- _Recorded information_:
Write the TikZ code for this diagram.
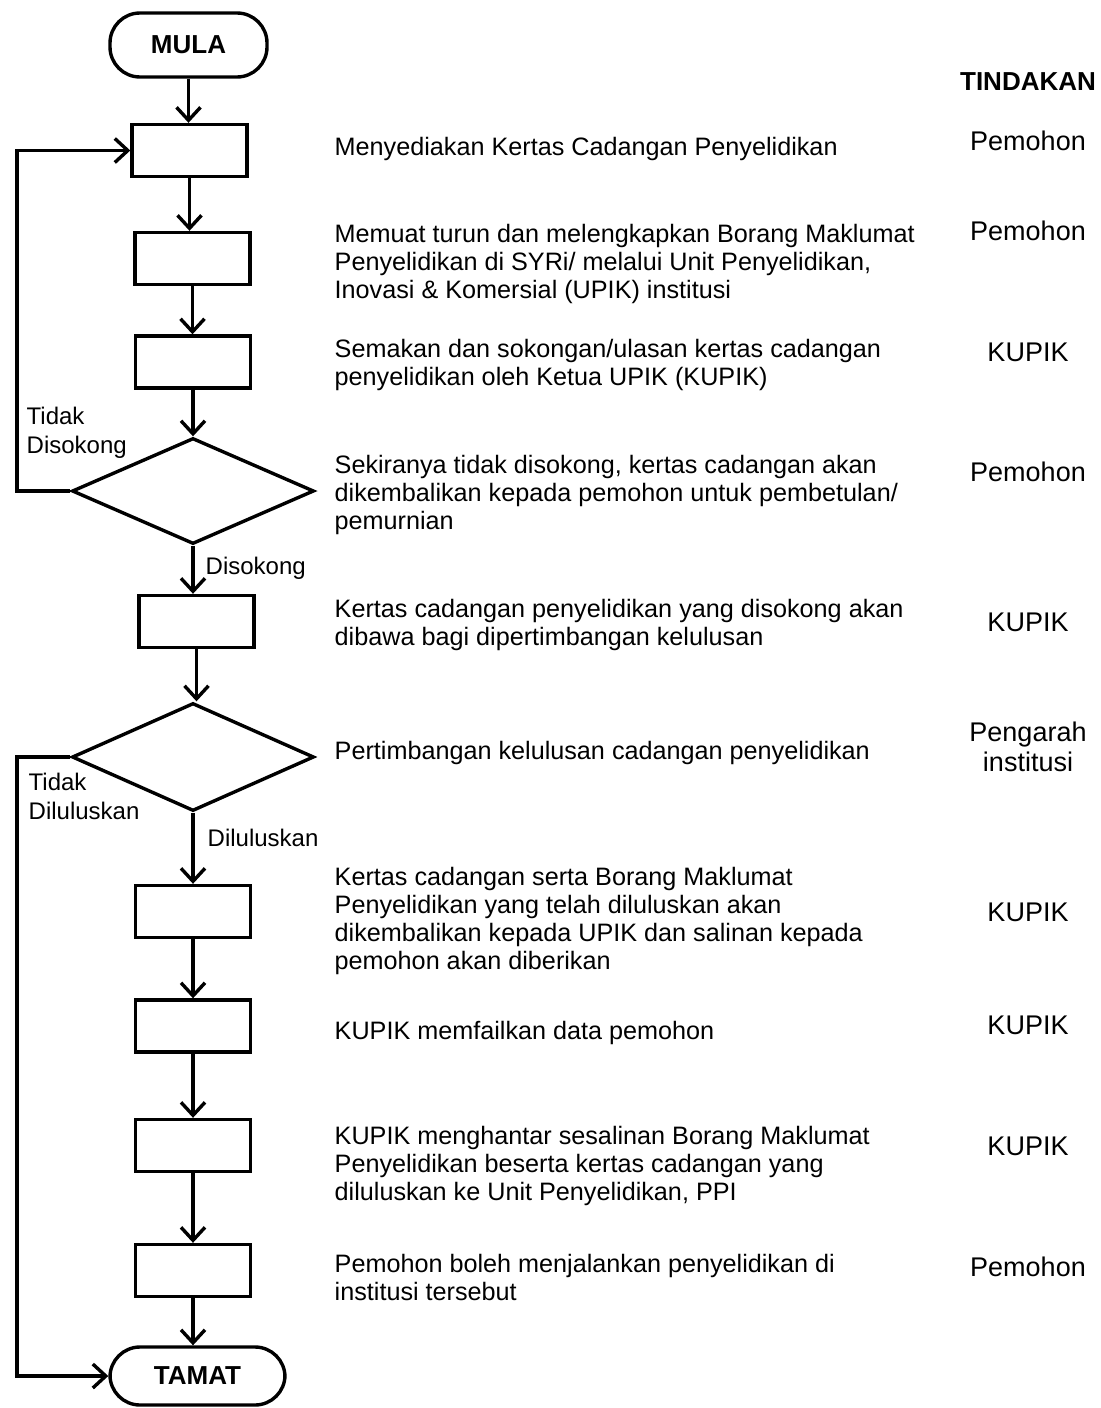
\documentclass[tikz,border=0pt]{standalone}
\usepackage{fontspec}
\setmainfont{Liberation Sans}
\usetikzlibrary{arrows.meta,shapes.geometric}

\begin{document}

\begin{tikzpicture}[x=0.5pt, y=-0.5pt]

\useasboundingbox (0,0) rectangle (1100,1408);

\def\boxw{57.5pt}
\def\boxh{26pt}
\def\descx{333}
\def\actx{1028}
\def\loopx{17}

\begin{scope}[line width=1.7pt, >={Straight Barb[length=6.5pt,width=12pt]},
  proc/.style={draw, rectangle, minimum width=\boxw, minimum height=\boxh, inner sep=0pt},
  term/.style={draw, rectangle, rounded corners=15pt, inner sep=0pt, font=\fontsize{13}{15}\selectfont\bfseries},
  dec/.style={draw, diamond, minimum width=121pt, minimum height=53pt, inner sep=0pt},
  desc/.style={anchor=west, align=left, inner sep=0pt, font=\fontsize{12.6}{14}\selectfont},
  act/.style={align=center, inner sep=0pt, font=\fontsize{13.5}{15}\selectfont},
  lbl/.style={anchor=west, align=left, inner sep=0pt, font=\fontsize{12}{14.5}\selectfont}]

\node [term, minimum width=78.5pt, minimum height=32pt] (mula) at (188.5,45) {MULA};
\node [proc] (p1) at (189.5,150.5) {};
\node [proc] (p2) at (192.5,258.5) {};
\node [proc] (p3) at (193,362) {};
\node [dec] (d1) at (193,491) {};
\node [proc] (p4) at (196.5,621.5) {};
\node [dec, minimum height=54pt] (d2) at (193,757) {};
\node [proc] (p5) at (193,911.5) {};
\node [proc] (p6) at (193,1026) {};
\node [proc] (p7) at (193,1145.5) {};
\node [proc] (p8) at (193,1270.5) {};
\node [term, minimum width=87.5pt, minimum height=29pt] (tamat) at (197.5,1376) {TAMAT};

\foreach \a/\b in {mula/p1, p1/p2, p2/p3, p3/d1, d1/p4, p4/d2, d2/p5, p5/p6, p6/p7, p7/p8, p8/tamat}
  \draw [->] (\a.south) -- (\a.south |- \b.north);

\coordinate (lft) at (\loopx,0);
\draw [->] (d1.west) -- (d1.west -| lft) |- (p1.west);
\draw [->] (d2.west) -- (d2.west -| lft) |- (tamat.west);

\node [lbl] (ltd1) at (25,433) {Tidak\\Disokong};
\node [lbl] (ld1) at (204,568) {Disokong};
\node [lbl] (ltd2) at (27,796) {Tidak\\Diluluskan};
\node [lbl] (ld2) at (206,838) {Diluluskan};

\node [desc] (t1) at (\descx,149) {Menyediakan Kertas Cadangan Penyelidikan};
\node [desc] (t2) at (\descx,264) {Memuat turun dan melengkapkan Borang Maklumat\\Penyelidikan di SYRi/ melalui Unit Penyelidikan,\\Inovasi \& Komersial (UPIK) institusi};
\node [desc] (t3) at (\descx,365) {Semakan dan sokongan/ulasan kertas cadangan\\penyelidikan oleh Ketua UPIK (KUPIK)};
\node [desc] (t4) at (\descx,495) {Sekiranya tidak disokong, kertas cadangan akan\\dikembalikan kepada pemohon untuk pembetulan/\\pemurnian};
\node [desc] (t5) at (\descx,625) {Kertas cadangan penyelidikan yang disokong akan\\dibawa bagi dipertimbangan kelulusan};
\node [desc] (t6) at (\descx,753) {Pertimbangan kelulusan cadangan penyelidikan};
\node [desc] (t7) at (\descx,921) {Kertas cadangan serta Borang Maklumat\\Penyelidikan yang telah diluluskan akan\\dikembalikan kepada UPIK dan salinan kepada\\pemohon akan diberikan};
\node [desc] (t8) at (\descx,1033) {KUPIK memfailkan data pemohon};
\node [desc] (t9) at (\descx,1166) {KUPIK menghantar sesalinan Borang Maklumat\\Penyelidikan beserta kertas cadangan yang\\diluluskan ke Unit Penyelidikan, PPI};
\node [desc] (t10) at (\descx,1277) {Pemohon boleh menjalankan penyelidikan di\\institusi tersebut};

\node [act, font=\fontsize{13}{15}\selectfont\bfseries] (a0) at (\actx,82) {TINDAKAN};
\node [act] (a1) at (\actx,141) {Pemohon};
\node [act] (a2) at (\actx,231) {Pemohon};
\node [act] (a3) at (\actx,352) {KUPIK};
\node [act] (a4) at (\actx,472) {Pemohon};
\node [act] (a5) at (\actx,622) {KUPIK};
\node [act] (a6) at (\actx,747) {Pengarah\\institusi};
\node [act] (a7) at (\actx,912) {KUPIK};
\node [act] (a8) at (\actx,1025) {KUPIK};
\node [act] (a9) at (\actx,1146) {KUPIK};
\node [act] (a10) at (\actx,1267) {Pemohon};

\end{scope}

\end{tikzpicture}

\end{document}
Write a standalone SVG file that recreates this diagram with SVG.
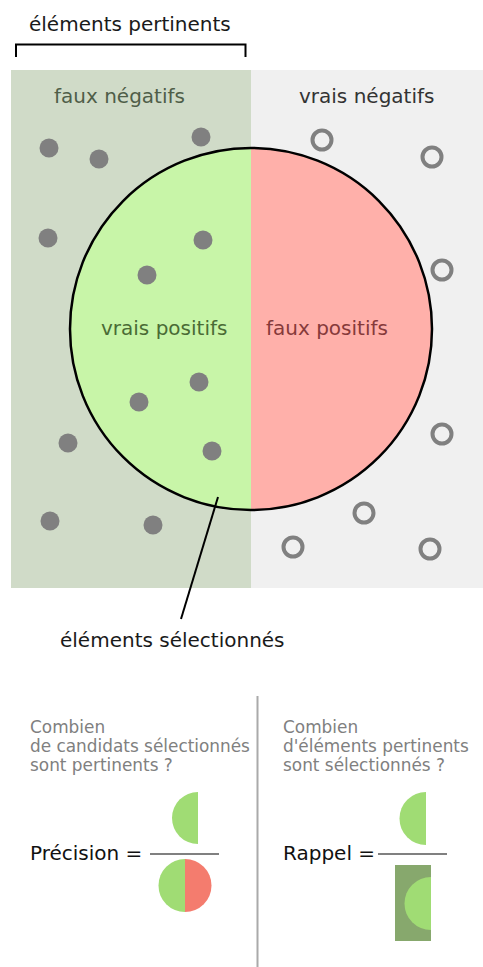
<svg xmlns="http://www.w3.org/2000/svg" width="483" height="967" viewBox="0 0 483 967">
<style>
text{font-family:"DejaVu Sans","Liberation Sans",sans-serif}
.big{font-size:20px}
.q{font-size:16.9px;fill:#808080}
.dot{fill:#808080}
.ring{fill:none;stroke:#808080;stroke-width:4}
.lg{fill:#a0dc74}
</style>
<rect width="483" height="967" fill="#ffffff"/>
<g id="title">
<text x="29" y="31" class="big" fill="#1a1a1a">éléments pertinents</text>
<path d="M16 57 V44.5 H245.5 V57" fill="none" stroke="#000" stroke-width="2"/>
</g>
<g id="region-relevant">
<rect x="11" y="70" width="240" height="518" fill="#d0dbc8"/>
<text x="54" y="103" class="big" fill="#4f5e48">faux négatifs</text>
</g>
<g id="region-irrelevant">
<rect x="251" y="70" width="232" height="518" fill="#f0f0f0"/>
<text x="299" y="103" class="big" fill="#333333">vrais négatifs</text>
</g>
<g id="selected-circle">
<path d="M251 148 A181 181 0 0 0 251 510 Z" fill="#c8f5a8"/>
<path d="M251 148 A181 181 0 0 1 251 510 Z" fill="#ffb0aa"/>
<circle cx="251" cy="329" r="181" fill="none" stroke="#000" stroke-width="2.5"/>
<text x="101" y="335" class="big" fill="#4a6b35">vrais positifs</text>
<text x="266" y="335" class="big" fill="#863a3a">faux positifs</text>
</g>
<g id="relevant-dots">
<circle class="dot" cx="49" cy="148" r="9.5"/>
<circle class="dot" cx="99" cy="159" r="9.5"/>
<circle class="dot" cx="201" cy="137" r="9.5"/>
<circle class="dot" cx="48" cy="238" r="9.5"/>
<circle class="dot" cx="203" cy="240" r="9.5"/>
<circle class="dot" cx="147" cy="275" r="9.5"/>
<circle class="dot" cx="199" cy="382" r="9.5"/>
<circle class="dot" cx="139" cy="402" r="9.5"/>
<circle class="dot" cx="68" cy="443" r="9.5"/>
<circle class="dot" cx="212" cy="451" r="9.5"/>
<circle class="dot" cx="50" cy="521" r="9.5"/>
<circle class="dot" cx="153" cy="525" r="9.5"/>
</g>
<g id="irrelevant-rings">
<circle class="ring" cx="322" cy="140" r="9.5"/>
<circle class="ring" cx="432" cy="157" r="9.5"/>
<circle class="ring" cx="442" cy="270" r="9.5"/>
<circle class="ring" cx="442" cy="434" r="9.5"/>
<circle class="ring" cx="364" cy="513" r="9.5"/>
<circle class="ring" cx="293" cy="547" r="9.5"/>
<circle class="ring" cx="430" cy="549" r="9.5"/>
</g>
<g id="connectors">
<line x1="218" y1="497" x2="181" y2="619" stroke="#000" stroke-width="2"/>
</g>
<g id="selected-label">
<text x="60" y="647" class="big" fill="#1a1a1a">éléments sélectionnés</text>
</g>
<g id="divider">
<line x1="257.5" y1="696" x2="257.5" y2="967" stroke="#aaaaaa" stroke-width="2"/>
</g>
<g id="precision">
<text class="q" x="30" y="733">Combien</text>
<text class="q" x="30" y="752">de candidats sélectionnés</text>
<text class="q" x="30" y="771">sont pertinents ?</text>
<text x="30" y="860" class="big" fill="#111">Précision =</text>
<path d="M198 792 A26 26 0 0 0 198 844 Z" class="lg"/>
<line x1="150" y1="854" x2="219" y2="854" stroke="#808080" stroke-width="2.2"/>
<path d="M185 859 A26.5 26.5 0 0 0 185 912 Z" class="lg"/>
<path d="M185 859 A26.5 26.5 0 0 1 185 912 Z" fill="#f47c6e"/>
</g>
<g id="recall">
<text class="q" x="283" y="733">Combien</text>
<text class="q" x="283" y="752">d'éléments pertinents</text>
<text class="q" x="283" y="771">sont sélectionnés ?</text>
<text x="283" y="860" class="big" fill="#111">Rappel =</text>
<path d="M426 792 A26 26 0 0 0 426 845 Z" class="lg"/>
<line x1="378" y1="854" x2="447" y2="854" stroke="#808080" stroke-width="2.2"/>
<rect x="395" y="865" width="36" height="76" fill="#87a86d"/>
<path d="M431 877 A26.5 26.5 0 0 0 431 930 Z" class="lg"/>
</g>
</svg>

- _Exercise description_:
Repeat the listing above exactly from its first line to the line containing "[lbl] (ld2) at", both included, and omit the pictures.

- _Reply_:
Write the TikZ code for this diagram.
\documentclass[tikz,border=0pt]{standalone}
\usepackage{fontspec}
\setmainfont{Liberation Sans}
\usetikzlibrary{arrows.meta,shapes.geometric}

\begin{document}

\begin{tikzpicture}[x=0.5pt, y=-0.5pt]

\useasboundingbox (0,0) rectangle (1100,1408);

\def\boxw{57.5pt}
\def\boxh{26pt}
\def\descx{333}
\def\actx{1028}
\def\loopx{17}

\begin{scope}[line width=1.7pt, >={Straight Barb[length=6.5pt,width=12pt]},
  proc/.style={draw, rectangle, minimum width=\boxw, minimum height=\boxh, inner sep=0pt},
  term/.style={draw, rectangle, rounded corners=15pt, inner sep=0pt, font=\fontsize{13}{15}\selectfont\bfseries},
  dec/.style={draw, diamond, minimum width=121pt, minimum height=53pt, inner sep=0pt},
  desc/.style={anchor=west, align=left, inner sep=0pt, font=\fontsize{12.6}{14}\selectfont},
  act/.style={align=center, inner sep=0pt, font=\fontsize{13.5}{15}\selectfont},
  lbl/.style={anchor=west, align=left, inner sep=0pt, font=\fontsize{12}{14.5}\selectfont}]

\node [term, minimum width=78.5pt, minimum height=32pt] (mula) at (188.5,45) {MULA};
\node [proc] (p1) at (189.5,150.5) {};
\node [proc] (p2) at (192.5,258.5) {};
\node [proc] (p3) at (193,362) {};
\node [dec] (d1) at (193,491) {};
\node [proc] (p4) at (196.5,621.5) {};
\node [dec, minimum height=54pt] (d2) at (193,757) {};
\node [proc] (p5) at (193,911.5) {};
\node [proc] (p6) at (193,1026) {};
\node [proc] (p7) at (193,1145.5) {};
\node [proc] (p8) at (193,1270.5) {};
\node [term, minimum width=87.5pt, minimum height=29pt] (tamat) at (197.5,1376) {TAMAT};

\foreach \a/\b in {mula/p1, p1/p2, p2/p3, p3/d1, d1/p4, p4/d2, d2/p5, p5/p6, p6/p7, p7/p8, p8/tamat}
  \draw [->] (\a.south) -- (\a.south |- \b.north);

\coordinate (lft) at (\loopx,0);
\draw [->] (d1.west) -- (d1.west -| lft) |- (p1.west);
\draw [->] (d2.west) -- (d2.west -| lft) |- (tamat.west);

\node [lbl] (ltd1) at (25,433) {Tidak\\Disokong};
\node [lbl] (ld1) at (204,568) {Disokong};
\node [lbl] (ltd2) at (27,796) {Tidak\\Diluluskan};
\node [lbl] (ld2) at (206,838) {Diluluskan};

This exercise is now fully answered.